- _Given problem_
Skipping all pictures, set down the lines of the listing from the first through the one with "(eaveR) -- cycle;".

- _Recorded information_
□ □ □ □ □

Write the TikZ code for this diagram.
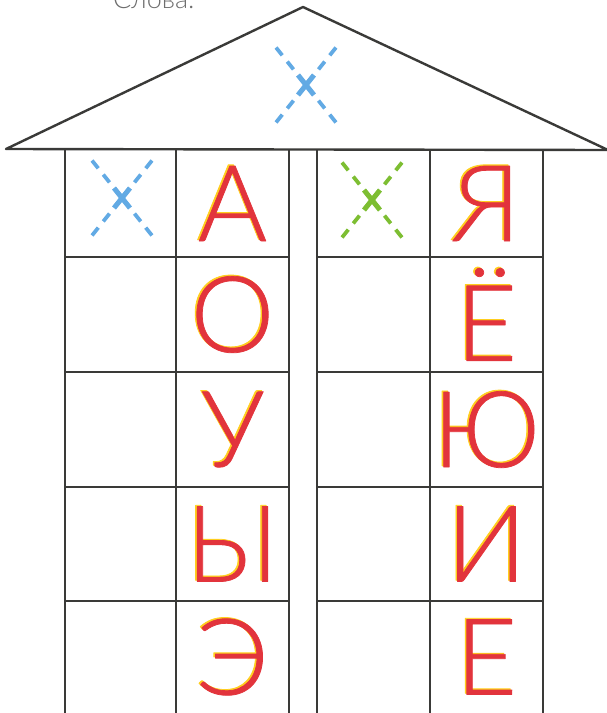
\documentclass[tikz,border=0pt]{standalone}
\usepackage{fontspec}
\newfontfamily\vowelfont[FakeBold=0.7]{Lato Light}
\newfontfamily\titlefont{Lato Light}
\usetikzlibrary{calc}
\definecolor{hswall}{HTML}{3A3A38}
\definecolor{hsred}{HTML}{E2343C}
\definecolor{hsyellow}{HTML}{FFCE1F}
\definecolor{hsblue}{HTML}{62AAE4}
\definecolor{hsgreen}{HTML}{7DBE32}
\definecolor{hsgray}{HTML}{6E6E6E}
\tikzset{
  every picture/.style={line join=round},
  wall/.style={draw=hswall, line width=2.4pt},
  vowel/.style={font=\vowelfont\fontsize{106}{106}\selectfont, text=hsred, inner sep=0pt},
  vowelshade/.style={vowel, text=hsyellow},
  crossmark/.style={line width=3.8pt, line cap=butt,
    dash pattern=on 10pt off 8pt on 10pt off 8pt on 24pt off 8pt on 10pt off 8pt on 10pt},
  heading/.style={font=\titlefont\fontsize{27}{27}\selectfont, text=hsgray, inner sep=0pt},
}
% dashed cross: #1 centre, #2 colour
\newcommand\dashcross[2]{%
  \draw[crossmark, draw=#2] ($(#1)+(-30,-37.5)$) -- ($(#1)+(30,37.5)$);
  \draw[crossmark, draw=#2] ($(#1)+(30,-37.5)$) -- ($(#1)+(-30,37.5)$);
  \draw[draw=#2, line width=5pt] ($(#1)+(-8,-10)$) -- ($(#1)+(8,10)$);
  \draw[draw=#2, line width=5pt] ($(#1)+(8,-10)$) -- ($(#1)+(-8,10)$);}

\begin{document}
\begin{tikzpicture}[x=1pt, y=-1pt]
\useasboundingbox (0,0) rectangle (607,713);

\node[heading, anchor=base west] (title) at (113,8) {Слова.};

% ---- Roof
\coordinate (apex)  at (303,7);
\coordinate (eaveL) at (6,149);
\coordinate (eaveR) at (608,150);
\draw[wall] (eaveL) -- (apex) -- (eaveR) -- cycle;

% ---- Two blocks of cells
\foreach \xl/\xm/\xr in {65/176/289, 317/430/543} {
  \foreach \x in {\xl, \xm, \xr}
    \draw[wall] (\x,150) -- (\x,714);
  \foreach \y in {257, 372, 487, 601}
    \draw[wall] (\xl,\y) -- (\xr,\y);
}

% ---- Sound marks
\coordinate (roofx)  at (306,85);
\coordinate (leftx)  at (122,198);
\coordinate (rightx) at (372,200);
\dashcross{roofx}{hsblue}
\dashcross{leftx}{hsblue}
\dashcross{rightx}{hsgreen}

% ---- Vowels (yellow print shifted under the red)
\foreach \ch/\y [count=\r] in {А/203.5, О/314.5, У/429.5, Ы/544, Э/657} {
  \node[vowelshade] (hard\r-sh) at (230.9,\y-1.2) {\ch};
  \node[vowel] (hard\r) at (232.5,\y) {\ch};
}
\foreach \ch/\y [count=\r] in {Я/203.5, Ё/314.5, Ю/429.5, И/544, Е/657} {
  \node[vowelshade] (soft\r-sh) at (484.9,\y-1.2) {\ch};
  \node[vowel] (soft\r) at (486.5,\y) {\ch};
}

\end{tikzpicture}
\end{document}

□ □ □ □ □

- _Worked solution_
Write the TikZ code for this diagram.
\documentclass[tikz,border=0pt]{standalone}
\usepackage{fontspec}
\newfontfamily\vowelfont[FakeBold=0.7]{Lato Light}
\newfontfamily\titlefont{Lato Light}
\usetikzlibrary{calc}
\definecolor{hswall}{HTML}{3A3A38}
\definecolor{hsred}{HTML}{E2343C}
\definecolor{hsyellow}{HTML}{FFCE1F}
\definecolor{hsblue}{HTML}{62AAE4}
\definecolor{hsgreen}{HTML}{7DBE32}
\definecolor{hsgray}{HTML}{6E6E6E}
\tikzset{
  every picture/.style={line join=round},
  wall/.style={draw=hswall, line width=2.4pt},
  vowel/.style={font=\vowelfont\fontsize{106}{106}\selectfont, text=hsred, inner sep=0pt},
  vowelshade/.style={vowel, text=hsyellow},
  crossmark/.style={line width=3.8pt, line cap=butt,
    dash pattern=on 10pt off 8pt on 10pt off 8pt on 24pt off 8pt on 10pt off 8pt on 10pt},
  heading/.style={font=\titlefont\fontsize{27}{27}\selectfont, text=hsgray, inner sep=0pt},
}
% dashed cross: #1 centre, #2 colour
\newcommand\dashcross[2]{%
  \draw[crossmark, draw=#2] ($(#1)+(-30,-37.5)$) -- ($(#1)+(30,37.5)$);
  \draw[crossmark, draw=#2] ($(#1)+(30,-37.5)$) -- ($(#1)+(-30,37.5)$);
  \draw[draw=#2, line width=5pt] ($(#1)+(-8,-10)$) -- ($(#1)+(8,10)$);
  \draw[draw=#2, line width=5pt] ($(#1)+(8,-10)$) -- ($(#1)+(-8,10)$);}

\begin{document}
\begin{tikzpicture}[x=1pt, y=-1pt]
\useasboundingbox (0,0) rectangle (607,713);

\node[heading, anchor=base west] (title) at (113,8) {Слова.};

% ---- Roof
\coordinate (apex)  at (303,7);
\coordinate (eaveL) at (6,149);
\coordinate (eaveR) at (608,150);
\draw[wall] (eaveL) -- (apex) -- (eaveR) -- cycle;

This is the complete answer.